Exercise description >>
Copy every line of the data in which the word "page" occurs.

Data extract >>
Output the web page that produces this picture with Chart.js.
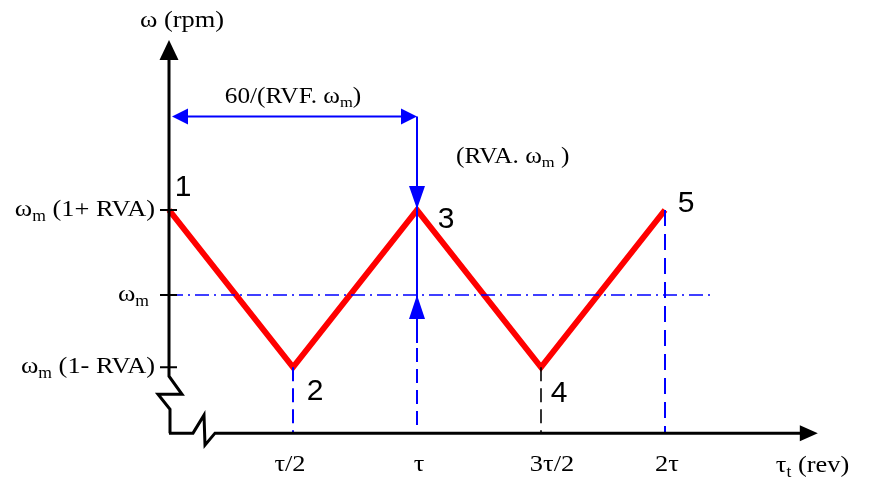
--
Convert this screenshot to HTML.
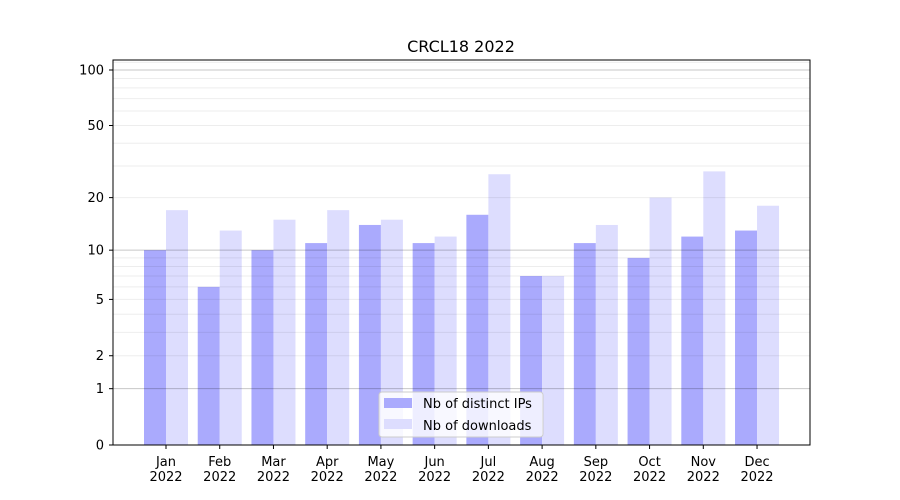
--
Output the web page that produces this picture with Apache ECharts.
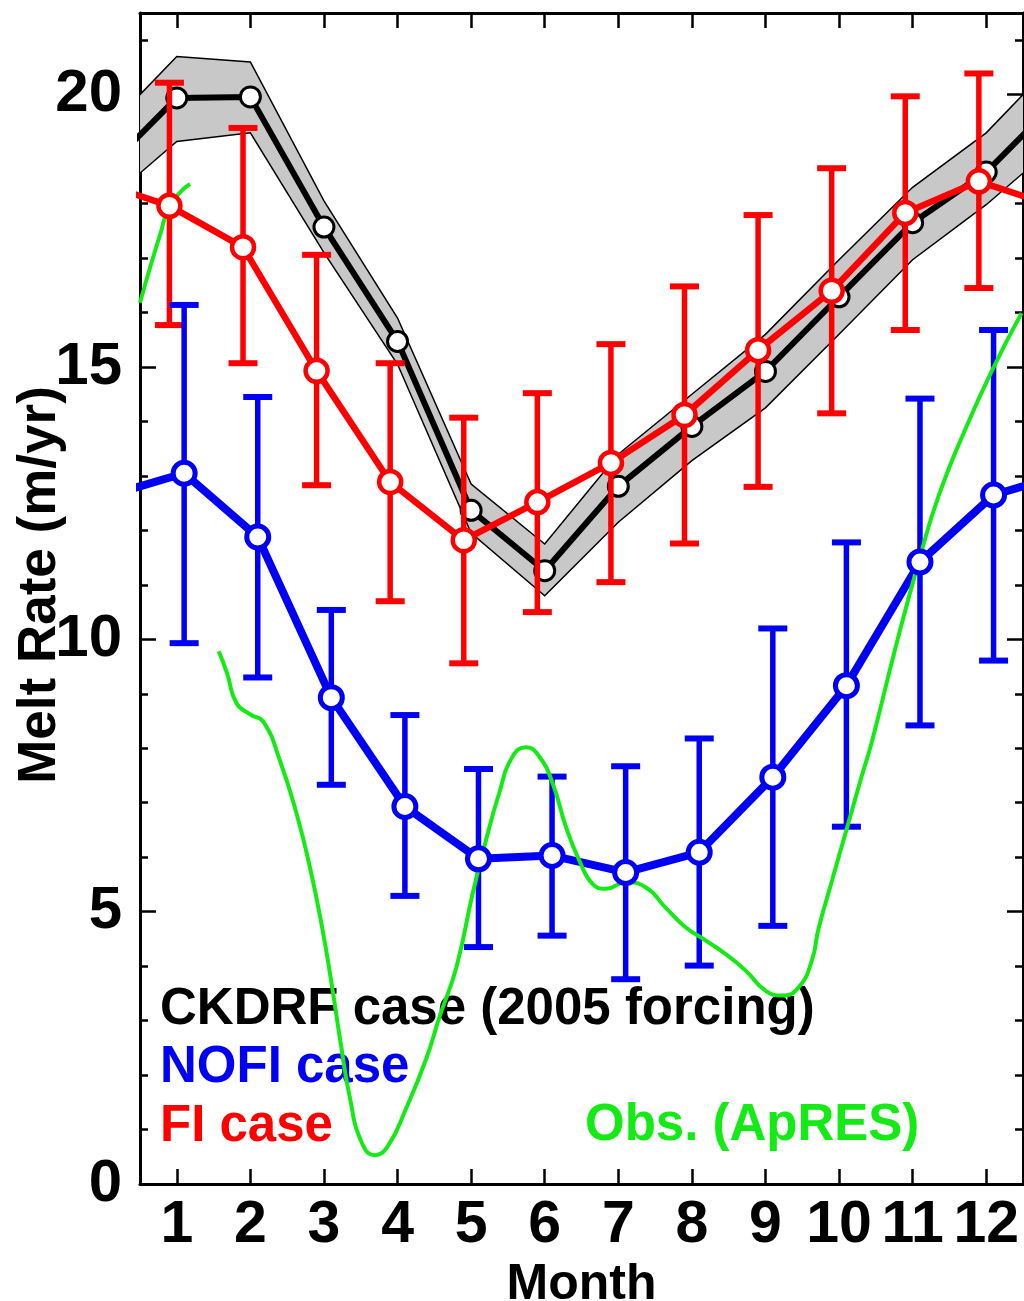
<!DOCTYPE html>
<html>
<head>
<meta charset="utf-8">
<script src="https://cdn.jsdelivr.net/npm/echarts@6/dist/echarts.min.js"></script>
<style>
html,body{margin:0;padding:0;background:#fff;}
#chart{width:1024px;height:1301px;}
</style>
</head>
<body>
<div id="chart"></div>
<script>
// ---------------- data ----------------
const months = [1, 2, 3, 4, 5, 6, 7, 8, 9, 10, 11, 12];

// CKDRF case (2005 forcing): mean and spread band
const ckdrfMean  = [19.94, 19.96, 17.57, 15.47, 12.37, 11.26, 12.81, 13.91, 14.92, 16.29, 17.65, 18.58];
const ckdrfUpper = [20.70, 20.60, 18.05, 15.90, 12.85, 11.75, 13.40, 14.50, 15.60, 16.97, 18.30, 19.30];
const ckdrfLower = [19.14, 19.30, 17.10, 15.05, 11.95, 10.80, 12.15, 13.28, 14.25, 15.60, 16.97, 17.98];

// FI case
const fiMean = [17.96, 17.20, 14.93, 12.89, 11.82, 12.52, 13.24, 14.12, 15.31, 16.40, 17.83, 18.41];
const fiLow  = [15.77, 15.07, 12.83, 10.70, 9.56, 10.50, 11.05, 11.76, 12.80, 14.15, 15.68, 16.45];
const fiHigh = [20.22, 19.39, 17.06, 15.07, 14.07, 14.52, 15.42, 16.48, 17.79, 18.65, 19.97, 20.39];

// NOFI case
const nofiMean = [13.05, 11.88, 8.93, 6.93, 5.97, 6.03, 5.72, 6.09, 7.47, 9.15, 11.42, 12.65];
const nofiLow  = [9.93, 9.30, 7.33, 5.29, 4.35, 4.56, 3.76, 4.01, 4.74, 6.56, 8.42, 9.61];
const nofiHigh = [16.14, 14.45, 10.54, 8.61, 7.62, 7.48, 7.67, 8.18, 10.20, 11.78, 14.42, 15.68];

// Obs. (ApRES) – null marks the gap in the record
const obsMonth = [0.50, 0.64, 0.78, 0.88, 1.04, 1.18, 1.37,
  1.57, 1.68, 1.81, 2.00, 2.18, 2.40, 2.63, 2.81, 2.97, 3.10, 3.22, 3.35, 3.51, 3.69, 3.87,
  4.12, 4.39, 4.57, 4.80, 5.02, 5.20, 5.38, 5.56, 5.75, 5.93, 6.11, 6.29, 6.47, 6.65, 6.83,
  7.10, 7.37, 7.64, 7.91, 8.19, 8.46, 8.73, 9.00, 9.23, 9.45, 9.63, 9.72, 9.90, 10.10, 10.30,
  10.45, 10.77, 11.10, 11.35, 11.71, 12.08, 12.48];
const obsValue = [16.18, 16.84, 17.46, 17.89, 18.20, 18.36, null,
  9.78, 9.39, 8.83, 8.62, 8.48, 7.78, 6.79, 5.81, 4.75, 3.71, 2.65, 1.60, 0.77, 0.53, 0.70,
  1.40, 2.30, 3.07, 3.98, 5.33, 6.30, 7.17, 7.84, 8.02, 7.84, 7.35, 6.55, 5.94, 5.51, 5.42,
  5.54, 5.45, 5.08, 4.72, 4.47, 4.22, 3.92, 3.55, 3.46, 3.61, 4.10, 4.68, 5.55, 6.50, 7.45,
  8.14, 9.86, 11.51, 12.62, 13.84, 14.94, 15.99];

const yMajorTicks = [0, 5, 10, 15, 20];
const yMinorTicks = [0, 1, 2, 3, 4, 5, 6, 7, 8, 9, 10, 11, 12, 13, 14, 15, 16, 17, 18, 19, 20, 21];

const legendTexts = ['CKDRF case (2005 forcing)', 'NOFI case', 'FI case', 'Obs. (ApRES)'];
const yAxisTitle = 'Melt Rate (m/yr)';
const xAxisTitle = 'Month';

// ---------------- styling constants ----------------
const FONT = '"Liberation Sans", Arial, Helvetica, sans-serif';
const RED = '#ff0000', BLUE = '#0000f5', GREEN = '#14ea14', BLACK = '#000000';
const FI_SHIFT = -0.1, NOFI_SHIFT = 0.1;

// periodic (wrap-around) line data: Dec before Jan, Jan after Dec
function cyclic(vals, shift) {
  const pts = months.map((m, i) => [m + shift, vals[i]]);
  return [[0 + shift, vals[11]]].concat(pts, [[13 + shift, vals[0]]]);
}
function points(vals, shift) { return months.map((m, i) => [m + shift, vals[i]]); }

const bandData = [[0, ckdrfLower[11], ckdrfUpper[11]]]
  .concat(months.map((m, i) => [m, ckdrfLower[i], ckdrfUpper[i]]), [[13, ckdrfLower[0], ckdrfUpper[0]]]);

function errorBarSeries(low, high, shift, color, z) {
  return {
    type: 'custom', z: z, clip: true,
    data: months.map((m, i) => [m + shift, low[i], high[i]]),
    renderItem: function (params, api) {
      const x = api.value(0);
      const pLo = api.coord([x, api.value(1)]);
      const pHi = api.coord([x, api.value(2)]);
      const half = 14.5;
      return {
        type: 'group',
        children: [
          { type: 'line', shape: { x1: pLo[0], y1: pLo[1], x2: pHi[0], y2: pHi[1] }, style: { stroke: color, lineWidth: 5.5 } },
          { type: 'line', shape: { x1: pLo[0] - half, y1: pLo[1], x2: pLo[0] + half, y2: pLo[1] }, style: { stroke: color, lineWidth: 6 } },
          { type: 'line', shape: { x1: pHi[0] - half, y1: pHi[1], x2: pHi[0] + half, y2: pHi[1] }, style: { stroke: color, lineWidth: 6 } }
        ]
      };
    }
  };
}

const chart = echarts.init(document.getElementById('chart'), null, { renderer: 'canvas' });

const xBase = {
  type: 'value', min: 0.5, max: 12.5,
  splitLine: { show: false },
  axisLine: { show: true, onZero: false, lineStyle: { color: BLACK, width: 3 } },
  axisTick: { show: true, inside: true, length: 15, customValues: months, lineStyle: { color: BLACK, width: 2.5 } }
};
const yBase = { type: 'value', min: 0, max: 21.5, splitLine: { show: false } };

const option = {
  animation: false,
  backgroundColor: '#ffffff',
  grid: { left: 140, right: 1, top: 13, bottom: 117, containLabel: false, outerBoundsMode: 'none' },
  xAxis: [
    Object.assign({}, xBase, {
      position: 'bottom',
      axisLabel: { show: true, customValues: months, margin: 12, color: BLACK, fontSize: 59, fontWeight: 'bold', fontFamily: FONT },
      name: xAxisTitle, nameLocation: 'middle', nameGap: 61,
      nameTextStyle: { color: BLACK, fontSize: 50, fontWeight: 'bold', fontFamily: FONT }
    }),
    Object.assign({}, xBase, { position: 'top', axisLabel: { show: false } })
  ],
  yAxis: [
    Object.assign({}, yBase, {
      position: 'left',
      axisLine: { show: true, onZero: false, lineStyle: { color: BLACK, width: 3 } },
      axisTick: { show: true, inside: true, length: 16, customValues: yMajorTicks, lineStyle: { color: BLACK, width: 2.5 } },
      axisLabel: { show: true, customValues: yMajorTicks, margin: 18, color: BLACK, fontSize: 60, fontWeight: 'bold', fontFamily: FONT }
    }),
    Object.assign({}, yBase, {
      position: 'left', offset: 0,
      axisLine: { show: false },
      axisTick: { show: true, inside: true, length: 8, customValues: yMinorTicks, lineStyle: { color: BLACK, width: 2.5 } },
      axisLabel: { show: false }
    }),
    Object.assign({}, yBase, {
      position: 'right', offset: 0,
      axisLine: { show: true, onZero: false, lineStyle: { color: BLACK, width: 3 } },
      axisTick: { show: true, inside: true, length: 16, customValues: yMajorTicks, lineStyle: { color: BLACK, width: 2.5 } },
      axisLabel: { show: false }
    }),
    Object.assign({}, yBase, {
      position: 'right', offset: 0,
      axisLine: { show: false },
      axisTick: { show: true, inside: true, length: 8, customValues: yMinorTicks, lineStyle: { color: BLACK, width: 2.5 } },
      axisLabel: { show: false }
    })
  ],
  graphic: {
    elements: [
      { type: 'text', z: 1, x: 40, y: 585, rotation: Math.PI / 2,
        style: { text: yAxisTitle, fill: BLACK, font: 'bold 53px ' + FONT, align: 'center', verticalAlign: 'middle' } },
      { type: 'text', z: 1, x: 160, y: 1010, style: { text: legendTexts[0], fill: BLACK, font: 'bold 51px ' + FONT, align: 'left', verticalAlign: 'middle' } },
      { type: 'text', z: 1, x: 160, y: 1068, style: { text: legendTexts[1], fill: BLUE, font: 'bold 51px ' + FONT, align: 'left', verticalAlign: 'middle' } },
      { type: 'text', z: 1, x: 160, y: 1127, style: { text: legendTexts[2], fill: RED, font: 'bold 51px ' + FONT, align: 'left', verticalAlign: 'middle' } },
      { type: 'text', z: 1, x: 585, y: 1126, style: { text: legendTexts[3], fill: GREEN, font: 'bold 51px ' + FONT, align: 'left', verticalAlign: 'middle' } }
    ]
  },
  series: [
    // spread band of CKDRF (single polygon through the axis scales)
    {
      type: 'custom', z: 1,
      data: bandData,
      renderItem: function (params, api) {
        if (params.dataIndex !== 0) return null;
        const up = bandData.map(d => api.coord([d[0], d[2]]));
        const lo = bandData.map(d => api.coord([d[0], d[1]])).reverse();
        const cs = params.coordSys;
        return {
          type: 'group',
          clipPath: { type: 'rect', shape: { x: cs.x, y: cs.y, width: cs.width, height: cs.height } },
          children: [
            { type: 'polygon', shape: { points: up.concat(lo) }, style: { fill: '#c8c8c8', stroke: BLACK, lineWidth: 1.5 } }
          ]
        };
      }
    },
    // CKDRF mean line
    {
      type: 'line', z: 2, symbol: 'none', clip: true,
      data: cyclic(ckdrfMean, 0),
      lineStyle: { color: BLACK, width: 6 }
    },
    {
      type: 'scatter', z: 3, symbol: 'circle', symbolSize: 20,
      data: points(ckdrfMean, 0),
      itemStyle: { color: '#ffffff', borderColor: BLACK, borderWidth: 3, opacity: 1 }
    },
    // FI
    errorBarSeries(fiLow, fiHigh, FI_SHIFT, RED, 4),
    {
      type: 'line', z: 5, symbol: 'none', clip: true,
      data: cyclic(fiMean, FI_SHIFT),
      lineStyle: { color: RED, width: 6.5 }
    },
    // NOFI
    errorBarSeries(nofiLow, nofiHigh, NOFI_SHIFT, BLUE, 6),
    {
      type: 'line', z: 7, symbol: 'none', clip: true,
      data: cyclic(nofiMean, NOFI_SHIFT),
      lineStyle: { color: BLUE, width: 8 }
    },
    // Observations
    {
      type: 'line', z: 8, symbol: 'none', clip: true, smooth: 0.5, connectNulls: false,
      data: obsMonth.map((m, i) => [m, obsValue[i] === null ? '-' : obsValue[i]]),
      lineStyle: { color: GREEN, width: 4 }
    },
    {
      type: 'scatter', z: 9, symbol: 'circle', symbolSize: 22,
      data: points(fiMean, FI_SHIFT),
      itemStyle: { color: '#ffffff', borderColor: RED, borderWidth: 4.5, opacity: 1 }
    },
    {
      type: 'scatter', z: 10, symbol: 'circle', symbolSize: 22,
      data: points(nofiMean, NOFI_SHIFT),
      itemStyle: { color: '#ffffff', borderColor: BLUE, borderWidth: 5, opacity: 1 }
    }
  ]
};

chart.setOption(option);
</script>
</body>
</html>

Solution to this exercise >>
Output the web page that produces this picture with Chart.js.
Output the web page that produces this picture with Apache ECharts.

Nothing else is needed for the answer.